It was grey and it rained. I am beginning to feel like a demented parrot telling you that. One of the customers yesterday said that she felt like a caged animal, unable to get out into her garden. In the morning when it was not raining too much (there were even spells when it didn't actually rain, and was just grey, and very humid) I pulled the trees off the tree line, starting at Acer, weeded them, dressed their pots with a layer of fresh compost where needed, and sprinkled them with a pre-emergent herbicide to try and cut down on the weeding. The wind wasn't very strong, but they still all fell over, once untied from their wooden racks, and I suggested to the manager that we'd better delay the top-dressing and weedkiller stage until we were ready to put them back.
The most time consuming part of my task, apart from making sure that I didn't tread on any of the fallen trees, was scraping the accumulated lichen, moss and slime off the mypex fabric covering the bed. There was a lot of slime, and it took a lot of scraping. The manager allowed me to get a head start, then followed behind, pruning the trees where needed to make more balanced heads, and tying them to taller canes if they'd overshot their existing ones. Or at least that was the plan, but it turned out that we only had five foot canes and had run out of longer ones. The manager also took the executive decision about which trees to relegate to the half price area. There's no point in having trees hanging around in the plant centre for too long. They get potbound so that they will never make decent specimens, and they get too tall to go in people's cars so most people won't buy them anyway.
At lunchtime it rained a lot. In the afternoon the rain cleared to light drizzle, but by then the manager had discovered that his uniform coat was not waterproof, and was tired of having water dumped down his back by every tree he touched, so I was sent to tidy up the climber tunnel, which entailed putting the clematis back in neat rows, untangling them from each other and trimming off any long shoots so that customers who wanted to buy one could pick up just the one and not half a dozen, and scraping up more slime but on a smaller scale. I disturbed a large toad, which looked at me worriedly and flopped away across the mypex, making a flubbering sound with each shuffling hop. It did that typical toad thing of initially moving just far enough away that I couldn't reach or see it, but was liable to disturb it again as I worked along the row. Toads are not ones for making good their escape into the blue yonder in one headlong rush.

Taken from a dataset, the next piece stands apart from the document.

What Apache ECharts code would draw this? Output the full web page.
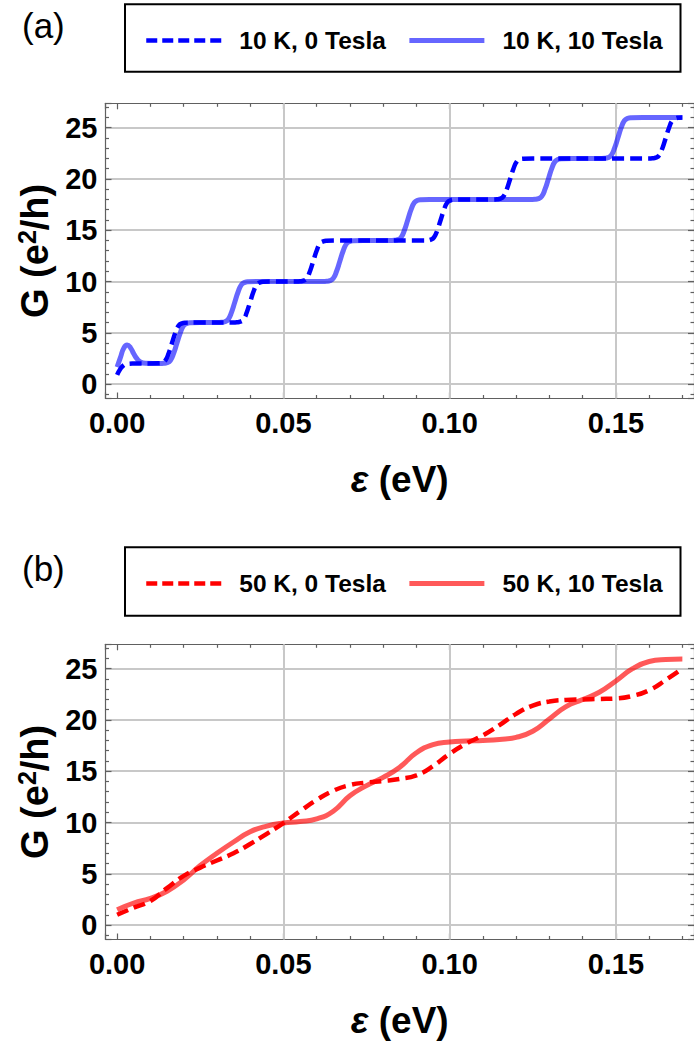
<!DOCTYPE html>
<html><head><meta charset="utf-8">
<script src="https://cdn.jsdelivr.net/npm/echarts@6/dist/echarts.min.js"></script>
<style>html,body{margin:0;padding:0;background:#fff}#c{width:694px;height:1042px}</style>
</head><body><div id="c"></div>
<script>
// ---------------- data ----------------
const panelLabels = ['(a)', '(b)'];
const namesA = ['10 K, 0 Tesla', '10 K, 10 Tesla'];
const namesB = ['50 K, 0 Tesla', '50 K, 10 Tesla'];
const xRange = [-0.0035, 0.1735];
const yRange = [-1.41, 27.38];
const xTickStep = 0.05;
const yTickStep = 5;
const xGridLines = [0.05, 0.10, 0.15];
const xAxisTitle = '{eps|ε} (eV)';
const yAxisTitle = '{n|G (e}{s|2}{n|/h)}';

const g10K_0T = [
[0,0.9],[0.001,1.5],[0.002,1.85],[0.003,1.97],[0.005,2.0],[0.0125,2.02],[0.0135,2.08],[0.0145,2.3],[0.0155,3.0],[0.0165,4.0],[0.0175,5.0],[0.0185,5.7],[0.0195,5.92],[0.0205,5.98],[0.0235,6.0],
[0.035,6.0],[0.036,6.02],[0.037,6.08],[0.038,6.3],[0.039,7.0],[0.040,8.0],[0.041,9.0],[0.042,9.7],[0.043,9.92],[0.044,9.98],[0.047,10.0],
[0.054,10.0],[0.055,10.02],[0.056,10.08],[0.057,10.3],[0.058,11.0],[0.059,12.0],[0.060,13.0],[0.061,13.7],[0.062,13.92],[0.063,13.98],[0.066,14.0],
[0.092,14.0],[0.0933,14.02],[0.0943,14.08],[0.0953,14.3],[0.0963,15.0],[0.0973,16.0],[0.0983,17.0],[0.0993,17.7],[0.1003,17.92],[0.1013,17.98],[0.104,18.0],
[0.113,18.0],[0.1142,18.02],[0.1152,18.08],[0.1162,18.3],[0.1172,19.0],[0.1182,20.0],[0.1192,21.0],[0.1202,21.7],[0.1212,21.92],[0.1222,21.98],[0.125,22.0],
[0.160,22.0],[0.161,22.02],[0.162,22.08],[0.163,22.3],[0.164,23.0],[0.165,24.0],[0.166,25.0],[0.167,25.7],[0.168,25.92],[0.169,25.98],[0.170,26.0]
];
const g10K_10T = [
[0,1.65],[0.001,2.6],[0.002,3.5],[0.003,3.8],[0.004,3.55],[0.005,2.95],[0.006,2.45],[0.007,2.15],[0.0085,2.02],[0.013,2.0],
[0.014,2.02],[0.015,2.08],[0.016,2.3],[0.017,3.0],[0.018,4.0],[0.019,5.0],[0.020,5.7],[0.021,5.92],[0.022,5.98],[0.025,6.0],
[0.030,6.0],[0.0314,6.02],[0.0324,6.08],[0.0334,6.3],[0.0344,7.0],[0.0354,8.0],[0.0364,9.0],[0.0374,9.7],[0.0384,9.92],[0.0394,9.98],[0.042,10.0],
[0.062,10.0],[0.063,10.02],[0.064,10.08],[0.065,10.3],[0.066,11.0],[0.067,12.0],[0.068,13.0],[0.069,13.7],[0.070,13.92],[0.071,13.98],[0.074,14.0],
[0.082,14.0],[0.0834,14.02],[0.0844,14.08],[0.0854,14.3],[0.0864,15.0],[0.0874,16.0],[0.0884,17.0],[0.0894,17.7],[0.0904,17.92],[0.0914,17.98],[0.094,18.0],
[0.124,18.0],[0.1257,18.02],[0.1267,18.08],[0.1277,18.3],[0.1287,19.0],[0.1297,20.0],[0.1307,21.0],[0.1317,21.7],[0.1327,21.92],[0.1337,21.98],[0.137,22.0],
[0.145,22.0],[0.1466,22.02],[0.1476,22.08],[0.1486,22.3],[0.1496,23.0],[0.1506,24.0],[0.1516,25.0],[0.1526,25.7],[0.1536,25.92],[0.1546,25.98],[0.158,26.0],[0.170,26.0]
];
const g50K_0T = [
[0,1.0],[0.005,1.7],[0.01,2.35],[0.015,3.6],[0.02,4.8],[0.025,5.6],[0.03,6.3],[0.035,7.0],[0.04,7.9],[0.045,8.9],[0.05,9.95],[0.055,11.1],[0.06,12.2],[0.065,13.1],[0.07,13.65],[0.075,13.9],[0.08,14.05],[0.085,14.25],[0.09,14.6],[0.095,15.5],[0.10,16.7],[0.105,17.7],[0.11,18.5],[0.115,19.5],[0.12,20.6],[0.125,21.4],[0.13,21.8],[0.135,21.95],[0.14,22.0],[0.145,22.05],[0.15,22.1],[0.155,22.35],[0.16,22.9],[0.165,23.9],[0.17,25.0]
];
const g50K_10T = [
[0,1.5],[0.005,2.15],[0.01,2.6],[0.015,3.3],[0.02,4.4],[0.025,5.8],[0.03,7.0],[0.035,8.1],[0.04,9.1],[0.045,9.65],[0.05,9.95],[0.055,10.1],[0.06,10.35],[0.065,11.1],[0.07,12.6],[0.075,13.6],[0.08,14.4],[0.085,15.4],[0.09,16.8],[0.095,17.6],[0.10,17.85],[0.105,17.95],[0.11,18.0],[0.115,18.1],[0.12,18.3],[0.125,18.9],[0.13,20.1],[0.135,21.3],[0.14,22.0],[0.145,22.7],[0.15,23.8],[0.155,25.0],[0.16,25.7],[0.165,25.9],[0.17,25.95]
];

// ---------------- styles / layout ----------------
const FONT = 'Liberation Sans, Arial, sans-serif';
const frameColor = '#606060';
const gridColor = '#c8c8c8';
const panelTops = [103.3, 644.3];
const gridLeft = 105.5, gridW = 593.1, gridH = 295.2;
const legendTops = [0, 543];
const DASH = [12, 6];

function xAxisCfg(gi, pos) {
  const main = pos === 'bottom';
  return {
    type: 'value', gridIndex: gi, position: pos, min: xRange[0], max: xRange[1],
    splitNumber: 4, minInterval: xTickStep, maxInterval: xTickStep,
    axisLine: { show: true, onZero: false, lineStyle: { color: frameColor, width: 1.2 } },
    axisTick: { show: true, inside: true, length: 6, lineStyle: { color: frameColor, width: 1.2 } },
    minorTick: { show: true, splitNumber: 5, length: 3.5, lineStyle: { color: frameColor, width: 1.2 } },
    splitLine: { show: false },
    axisLabel: { show: main, showMinLabel: false, showMaxLabel: false, margin: 10,
      formatter: v => v.toFixed(2),
      fontFamily: FONT, fontWeight: 'bold', fontSize: 29, color: '#000' },
    name: main ? xAxisTitle : '', nameLocation: 'middle', nameGap: 62,
    nameTextStyle: { fontFamily: FONT, fontWeight: 'bold', fontSize: 37, color: '#000',
      rich: { eps: { fontFamily: FONT, fontWeight: 'bold', fontStyle: 'italic', fontSize: 37, color: '#000' } } }
  };
}
function yAxisCfg(gi, pos) {
  const main = pos === 'left';
  return {
    type: 'value', gridIndex: gi, position: pos, min: yRange[0], max: yRange[1],
    splitNumber: 5, minInterval: yTickStep, maxInterval: yTickStep,
    axisLine: { show: true, onZero: false, lineStyle: { color: frameColor, width: 1.2 } },
    axisTick: { show: true, inside: true, length: 6, lineStyle: { color: frameColor, width: 1.2 } },
    minorTick: { show: true, splitNumber: 5, length: 3.5, lineStyle: { color: frameColor, width: 1.2 } },
    splitLine: { show: main, showMinLine: false, showMaxLine: false, lineStyle: { color: gridColor, width: 2 } },
    axisLabel: { show: main, showMinLabel: false, showMaxLabel: false, margin: 8,
      fontFamily: FONT, fontWeight: 'bold', fontSize: 29, color: '#000' },
    name: main ? yAxisTitle : '', nameLocation: 'middle', nameGap: 49, nameRotate: 90,
    nameTextStyle: { fontFamily: FONT, fontWeight: 'bold', fontSize: 38, color: '#000',
      rich: {
        n: { fontFamily: FONT, fontWeight: 'bold', fontSize: 38, color: '#000', lineHeight: 41 },
        s: { fontFamily: FONT, fontWeight: 'bold', fontSize: 25, color: '#000', verticalAlign: 'top', lineHeight: 25 }
      } }
  };
}
function gridLinesMark() {
  return { silent: true, z: 1, symbol: ['none', 'none'], label: { show: false },
    lineStyle: { color: gridColor, width: 2, type: 'solid' },
    emphasis: { disabled: true },
    data: xGridLines.map(v => ({ xAxis: v })) };
}
function lineSeries(name, data, gi, color, width, dashed, withGrid) {
  const s = {
    type: 'line', name: name, data: data, xAxisIndex: gi * 2, yAxisIndex: gi * 2,
    symbol: 'none', smooth: 0.5, z: 2, silent: true,
    lineStyle: { color: color, width: width, type: dashed ? DASH : 'solid', cap: 'butt' },
    itemStyle: { color: color },
    emphasis: { disabled: true }
  };
  if (withGrid) s.markLine = gridLinesMark();
  return s;
}
function legendCfg(names, top) {
  return {
    data: [
      { name: names[0], itemStyle: { opacity: 0 }, lineStyle: { width: 4.5, type: [11, 5] } },
      { name: names[1], itemStyle: { opacity: 0 }, lineStyle: { width: 5, type: 'solid' } }
    ],
    left: 144, top: top + 26, orient: 'horizontal', padding: 0,
    itemWidth: 75, itemHeight: 29, itemGap: 21, selectedMode: false,
    itemStyle: { opacity: 0 },
    textStyle: { fontFamily: FONT, fontWeight: 'bold', fontSize: 24.5, color: '#000',
      lineHeight: 29, padding: [0, 0, 0, 13] }
  };
}

const chart = echarts.init(document.getElementById('c'), null, { renderer: 'svg' });
chart.setOption({
  animation: false,
  backgroundColor: '#fff',
  grid: panelTops.map(t => ({ left: gridLeft, top: t, width: gridW, height: gridH, containLabel: false })),
  xAxis: [xAxisCfg(0, 'bottom'), xAxisCfg(0, 'top'), xAxisCfg(1, 'bottom'), xAxisCfg(1, 'top')],
  yAxis: [yAxisCfg(0, 'left'), yAxisCfg(0, 'right'), yAxisCfg(1, 'left'), yAxisCfg(1, 'right')],
  legend: [legendCfg(namesA, legendTops[0]), legendCfg(namesB, legendTops[1])],
  series: [
    lineSeries(namesA[0], g10K_0T, 0, '#0000ff', 4.5, true, true),
    lineSeries(namesA[1], g10K_10T, 0, 'rgba(0,0,255,0.6)', 5, false, false),
    lineSeries(namesB[0], g50K_0T, 1, '#ff0000', 4.5, true, true),
    lineSeries(namesB[1], g50K_10T, 1, 'rgba(255,0,0,0.65)', 5, false, false)
  ],
  graphic: [
    { type: 'rect', silent: true, shape: { x: 125, y: 4.3, width: 555.5, height: 67.5 },
      style: { fill: 'none', stroke: '#000', lineWidth: 2 } },
    { type: 'rect', silent: true, shape: { x: 125, y: 4.3 + legendTops[1], width: 555.5, height: 68.5 },
      style: { fill: 'none', stroke: '#000', lineWidth: 2 } },
    { type: 'text', silent: true, x: 22, y: 25, style: { text: panelLabels[0], font: '35px ' + FONT,
      fill: '#000', textAlign: 'left', textVerticalAlign: 'middle' } },
    { type: 'text', silent: true, x: 22, y: 568, style: { text: panelLabels[1], font: '35px ' + FONT,
      fill: '#000', textAlign: 'left', textVerticalAlign: 'middle' } }
  ]
});
</script></body></html>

The manager was very excited because one of the customers was a famous person, and gave him her autograph for his children when he asked, and was really nice about it. I enquired who that was, and it turned out that the pleasant faced woman I'd said good afternoon to through the tree line was Mel Giedroyc. I had utterly failed to recognise her, having only heard her on Radio 4's Mel and Sue years ago. I scarcely watch any TV, and the Great British Bake Off passed me by. I am glad she was nice. It's always rather disillusioning to discover that someone whose work you have enjoyed is deeply unpleasant in person (I have never felt quite the same about Cider with Rosie or A Rose for Winter since reading a biography of Laurie Lee). Anyway, Mel Giedroyc got through the reality test with flying colours, and her husband was equally pleasant. Even their children were well behaved. They were on their way home to London from a week on the Norfolk Broads, which would have been enough to try anyone's patience in this weather.
The owners' son showed us the puppies first thing, and I was given one to hold. It was very sweet, though I was rather worried because it shivered constantly and I thought it might not like me holding it, and then because I thought that it was not at all toilet trained and that it would be difficult to work all day with puppy widdle down my uniform, should there be an accident. The pea hen did not like the rain, and was eager to come into the shop with her chick, so they spent a large part of the day lurking just outside the shop doors, baby cheeping pathetically, ready to sneak in with any passing customer. Once inside they made straight for the tea room area, in search of cake crumbs. It was very cute but not hygienic. True that as I write I have Our Ginger asleep on the other end of the kitchen table, but this is not a commercial catering establishment, and it's well known that germs off one's own pets are not nearly so dangerous as those from pets in cafes and restaurants.
Addendum Award yourself an outsize literary brownie point if you can name the poet from whose work today's title is taken. There is no cash prize, but you are entitled to feel smug.